After the race, I collected a bottle of water and race medal. I visited the toilet, collected my bag and had a recovery shake before attending the corporate reception for brunch.

The official results were published later that afternoon, really pleased with them and I hope to keep on improving!

Each year, we try to schedule a family camping trip. We all enjoy being together in the great outdoors and exploring a new area. The kids like to make new friends and have a greater degree of freedom to play.
This year, we booked a week at a campsite on the Somerset levels, an area steeped in history and legend – King Arthur, Alfred the Great, The Holy Grail and the witch of Wookey Hole. I’ll post a separate note on the camping trip.

Even though we “Glamp” with a luxurious tent, an electric hook-up and heater for cold nights and mornings, it’s generally “harder work” than staying in your house with “all mod cons”. My challenge, after the recent over-training episode was to carry on running but without over-reaching and recovering properly.


I stuck with the basic kit I took on holiday to spain (see Carry on running… abroad!).
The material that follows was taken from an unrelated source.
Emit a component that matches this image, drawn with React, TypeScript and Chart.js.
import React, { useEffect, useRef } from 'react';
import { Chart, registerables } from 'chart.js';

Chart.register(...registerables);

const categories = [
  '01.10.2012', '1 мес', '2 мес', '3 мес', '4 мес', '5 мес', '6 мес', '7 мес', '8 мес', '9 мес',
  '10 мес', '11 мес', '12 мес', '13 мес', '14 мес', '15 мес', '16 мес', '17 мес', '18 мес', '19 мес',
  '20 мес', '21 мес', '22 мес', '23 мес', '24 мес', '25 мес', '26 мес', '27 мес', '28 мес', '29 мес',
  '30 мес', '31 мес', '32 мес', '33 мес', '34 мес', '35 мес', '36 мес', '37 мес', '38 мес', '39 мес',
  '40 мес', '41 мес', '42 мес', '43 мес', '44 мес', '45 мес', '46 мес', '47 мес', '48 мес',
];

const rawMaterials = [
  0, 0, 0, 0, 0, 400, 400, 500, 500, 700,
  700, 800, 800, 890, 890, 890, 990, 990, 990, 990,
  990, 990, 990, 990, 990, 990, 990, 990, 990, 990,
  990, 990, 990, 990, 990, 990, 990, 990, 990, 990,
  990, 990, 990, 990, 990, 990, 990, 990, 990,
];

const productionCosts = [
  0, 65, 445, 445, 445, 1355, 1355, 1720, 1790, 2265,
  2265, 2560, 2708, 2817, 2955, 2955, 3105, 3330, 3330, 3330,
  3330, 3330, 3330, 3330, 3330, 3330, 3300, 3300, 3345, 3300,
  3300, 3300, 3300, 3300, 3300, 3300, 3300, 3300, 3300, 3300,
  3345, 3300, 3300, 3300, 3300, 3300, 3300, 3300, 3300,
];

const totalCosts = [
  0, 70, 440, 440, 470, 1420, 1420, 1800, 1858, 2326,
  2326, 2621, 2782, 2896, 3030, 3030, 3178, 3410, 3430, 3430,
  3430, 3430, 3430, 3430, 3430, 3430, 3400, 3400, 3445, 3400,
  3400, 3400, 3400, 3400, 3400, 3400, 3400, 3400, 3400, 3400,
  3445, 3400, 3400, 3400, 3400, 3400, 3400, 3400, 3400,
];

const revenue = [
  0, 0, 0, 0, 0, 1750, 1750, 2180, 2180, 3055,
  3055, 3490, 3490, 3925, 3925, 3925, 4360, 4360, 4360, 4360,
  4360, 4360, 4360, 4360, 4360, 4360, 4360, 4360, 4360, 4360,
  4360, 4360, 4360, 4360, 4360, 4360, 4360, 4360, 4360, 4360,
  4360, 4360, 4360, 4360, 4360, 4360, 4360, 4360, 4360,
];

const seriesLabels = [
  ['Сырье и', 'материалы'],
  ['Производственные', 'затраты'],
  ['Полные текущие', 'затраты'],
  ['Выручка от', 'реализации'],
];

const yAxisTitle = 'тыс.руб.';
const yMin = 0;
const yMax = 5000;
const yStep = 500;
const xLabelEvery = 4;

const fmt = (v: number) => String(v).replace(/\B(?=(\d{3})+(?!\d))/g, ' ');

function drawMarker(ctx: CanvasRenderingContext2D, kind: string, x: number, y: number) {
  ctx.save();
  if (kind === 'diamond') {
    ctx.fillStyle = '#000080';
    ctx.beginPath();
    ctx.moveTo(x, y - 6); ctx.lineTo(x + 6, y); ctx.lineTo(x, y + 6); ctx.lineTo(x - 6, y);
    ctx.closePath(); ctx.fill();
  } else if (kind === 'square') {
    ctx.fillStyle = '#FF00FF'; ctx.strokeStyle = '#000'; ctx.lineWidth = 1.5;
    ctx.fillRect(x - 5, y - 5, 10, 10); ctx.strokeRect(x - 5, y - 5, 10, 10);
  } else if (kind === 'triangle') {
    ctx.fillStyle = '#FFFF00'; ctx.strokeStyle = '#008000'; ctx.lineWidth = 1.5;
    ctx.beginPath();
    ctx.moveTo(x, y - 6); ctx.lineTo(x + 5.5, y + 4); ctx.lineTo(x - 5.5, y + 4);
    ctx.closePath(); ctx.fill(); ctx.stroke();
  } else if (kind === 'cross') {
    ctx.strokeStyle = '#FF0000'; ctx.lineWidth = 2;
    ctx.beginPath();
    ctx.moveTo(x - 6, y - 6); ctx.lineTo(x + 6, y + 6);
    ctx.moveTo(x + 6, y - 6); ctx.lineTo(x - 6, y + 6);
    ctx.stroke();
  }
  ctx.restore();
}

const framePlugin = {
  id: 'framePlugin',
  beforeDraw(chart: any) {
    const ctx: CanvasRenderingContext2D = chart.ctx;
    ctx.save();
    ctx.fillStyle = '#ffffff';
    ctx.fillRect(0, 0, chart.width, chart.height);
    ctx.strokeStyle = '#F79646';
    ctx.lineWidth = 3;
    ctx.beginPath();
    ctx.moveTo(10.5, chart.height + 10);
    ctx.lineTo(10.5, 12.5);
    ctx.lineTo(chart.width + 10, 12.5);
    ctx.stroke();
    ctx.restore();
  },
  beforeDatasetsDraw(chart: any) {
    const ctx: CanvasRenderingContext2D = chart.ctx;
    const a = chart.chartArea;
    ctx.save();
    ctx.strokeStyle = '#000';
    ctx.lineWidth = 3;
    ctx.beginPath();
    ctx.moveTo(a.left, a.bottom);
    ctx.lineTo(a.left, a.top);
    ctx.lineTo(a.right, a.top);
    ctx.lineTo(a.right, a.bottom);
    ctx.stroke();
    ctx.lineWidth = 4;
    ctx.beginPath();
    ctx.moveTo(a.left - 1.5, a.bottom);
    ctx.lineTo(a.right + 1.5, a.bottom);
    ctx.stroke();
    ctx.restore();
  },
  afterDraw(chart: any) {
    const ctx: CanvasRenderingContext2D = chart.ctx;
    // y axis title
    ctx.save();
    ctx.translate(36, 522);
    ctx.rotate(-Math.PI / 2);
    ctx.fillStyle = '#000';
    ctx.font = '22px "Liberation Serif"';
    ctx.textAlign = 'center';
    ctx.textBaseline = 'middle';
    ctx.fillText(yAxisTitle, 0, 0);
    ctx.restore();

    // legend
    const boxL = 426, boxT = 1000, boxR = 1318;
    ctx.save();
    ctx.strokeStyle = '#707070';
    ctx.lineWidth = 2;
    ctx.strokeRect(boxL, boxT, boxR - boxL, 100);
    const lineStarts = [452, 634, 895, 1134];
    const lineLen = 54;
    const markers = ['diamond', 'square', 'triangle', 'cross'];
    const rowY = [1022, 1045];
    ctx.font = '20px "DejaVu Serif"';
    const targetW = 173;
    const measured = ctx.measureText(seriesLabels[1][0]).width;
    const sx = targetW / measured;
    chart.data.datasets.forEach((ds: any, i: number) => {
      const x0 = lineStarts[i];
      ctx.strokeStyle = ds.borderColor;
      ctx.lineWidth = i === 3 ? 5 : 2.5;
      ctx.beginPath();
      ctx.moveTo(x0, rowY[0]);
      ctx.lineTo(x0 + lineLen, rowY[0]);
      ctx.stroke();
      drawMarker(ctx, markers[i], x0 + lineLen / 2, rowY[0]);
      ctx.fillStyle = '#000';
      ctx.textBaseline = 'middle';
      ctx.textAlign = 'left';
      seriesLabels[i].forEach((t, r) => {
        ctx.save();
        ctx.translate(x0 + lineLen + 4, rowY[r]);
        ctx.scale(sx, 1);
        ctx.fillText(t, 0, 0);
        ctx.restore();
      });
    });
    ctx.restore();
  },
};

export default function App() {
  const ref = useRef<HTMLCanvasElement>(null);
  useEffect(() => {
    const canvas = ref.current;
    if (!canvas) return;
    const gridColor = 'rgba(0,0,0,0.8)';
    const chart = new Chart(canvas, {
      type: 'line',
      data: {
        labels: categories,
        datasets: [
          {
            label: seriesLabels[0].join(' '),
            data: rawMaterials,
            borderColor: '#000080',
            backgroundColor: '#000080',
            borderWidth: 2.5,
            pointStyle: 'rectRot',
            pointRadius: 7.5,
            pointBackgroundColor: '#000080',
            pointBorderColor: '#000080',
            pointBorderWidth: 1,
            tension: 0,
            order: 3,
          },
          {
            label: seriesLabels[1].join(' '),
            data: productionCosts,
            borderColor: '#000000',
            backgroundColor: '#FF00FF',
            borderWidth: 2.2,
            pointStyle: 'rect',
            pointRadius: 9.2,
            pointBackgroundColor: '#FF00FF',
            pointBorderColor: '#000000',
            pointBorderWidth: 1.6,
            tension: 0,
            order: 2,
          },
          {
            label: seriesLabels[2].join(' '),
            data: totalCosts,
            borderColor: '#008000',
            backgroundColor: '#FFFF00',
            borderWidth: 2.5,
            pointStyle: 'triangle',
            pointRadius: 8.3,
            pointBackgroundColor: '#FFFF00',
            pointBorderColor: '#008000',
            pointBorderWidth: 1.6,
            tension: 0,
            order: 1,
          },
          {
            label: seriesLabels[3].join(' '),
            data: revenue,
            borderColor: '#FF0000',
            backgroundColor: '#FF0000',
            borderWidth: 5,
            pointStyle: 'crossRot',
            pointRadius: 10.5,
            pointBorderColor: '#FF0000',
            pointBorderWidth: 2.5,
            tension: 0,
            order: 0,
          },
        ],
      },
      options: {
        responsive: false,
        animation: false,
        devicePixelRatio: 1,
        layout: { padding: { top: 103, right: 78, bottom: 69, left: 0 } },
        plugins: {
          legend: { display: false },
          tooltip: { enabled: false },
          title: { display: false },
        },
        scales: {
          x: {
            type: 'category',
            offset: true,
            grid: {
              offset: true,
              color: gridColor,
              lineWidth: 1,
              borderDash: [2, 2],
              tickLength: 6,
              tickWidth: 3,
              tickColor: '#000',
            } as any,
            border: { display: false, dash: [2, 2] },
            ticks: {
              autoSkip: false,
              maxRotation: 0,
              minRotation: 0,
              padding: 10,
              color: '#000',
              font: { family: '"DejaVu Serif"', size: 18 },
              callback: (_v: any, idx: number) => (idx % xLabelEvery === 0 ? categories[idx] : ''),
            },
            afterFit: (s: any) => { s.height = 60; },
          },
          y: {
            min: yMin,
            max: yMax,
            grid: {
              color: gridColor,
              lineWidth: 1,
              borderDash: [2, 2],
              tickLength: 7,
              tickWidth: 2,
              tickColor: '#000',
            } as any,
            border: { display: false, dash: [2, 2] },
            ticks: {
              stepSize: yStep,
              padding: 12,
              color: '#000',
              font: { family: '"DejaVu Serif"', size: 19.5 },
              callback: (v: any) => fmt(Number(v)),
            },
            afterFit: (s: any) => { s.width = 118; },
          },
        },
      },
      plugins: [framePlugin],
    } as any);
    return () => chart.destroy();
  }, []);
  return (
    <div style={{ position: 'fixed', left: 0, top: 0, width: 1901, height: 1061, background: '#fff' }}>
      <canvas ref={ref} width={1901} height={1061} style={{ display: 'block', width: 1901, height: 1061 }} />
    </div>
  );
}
I added a lightweight waterproof and swapped the road shoes for trail shoes.


As we tend to all be woken earlier in a tent due to the sun rise, early morning runs were out. This made it harder to schedule. I decided to go for an evening run just before our evening meal. I also brought some protein shake powders as usually I had to cook the evening meal and wasn’t allowed in the tent until I had a shower!
These worked well, I chose the High 5 brand that come in individual sachets. Halfords were doing a special half-price offer. I wouldn’t want to buy them at full price!
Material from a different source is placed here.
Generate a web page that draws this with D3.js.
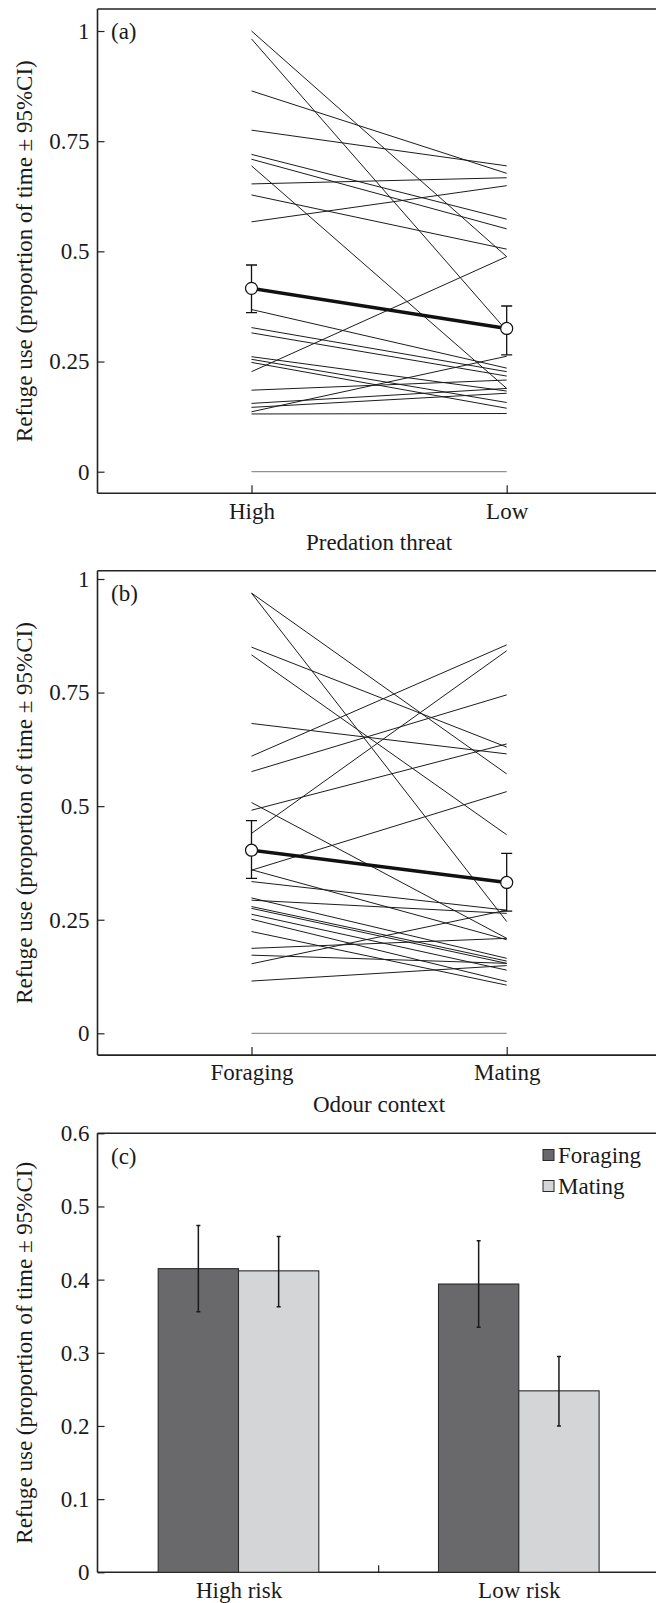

After a run, I mixed up the shake (using a 99p sport direct shaker) with water. After drinking, I headed to the washing block to wash the shaker out and hit the shower.

Lessons Learned
  1. My running kit dried after a rinse in the tent extension each night. Not sure if this would work in colder, damper weather.
  2. The Somerset levels are not all level! Some short sharp hills were surprisingly hard
  3. Like Spain, running is slow at times due to navigating in unfamiliar territory. The longer runs turned into speed-work and hill sessions punctuated with map reading stops.
  4. The running improved my sleep and rest periods – as did a few glasses of wine or local cider before bed!
  5. The recovery shakes tasted great and apparently helped with carb and protein intake.
  6. A running waist pack would have been a good idea to carry the map, etc.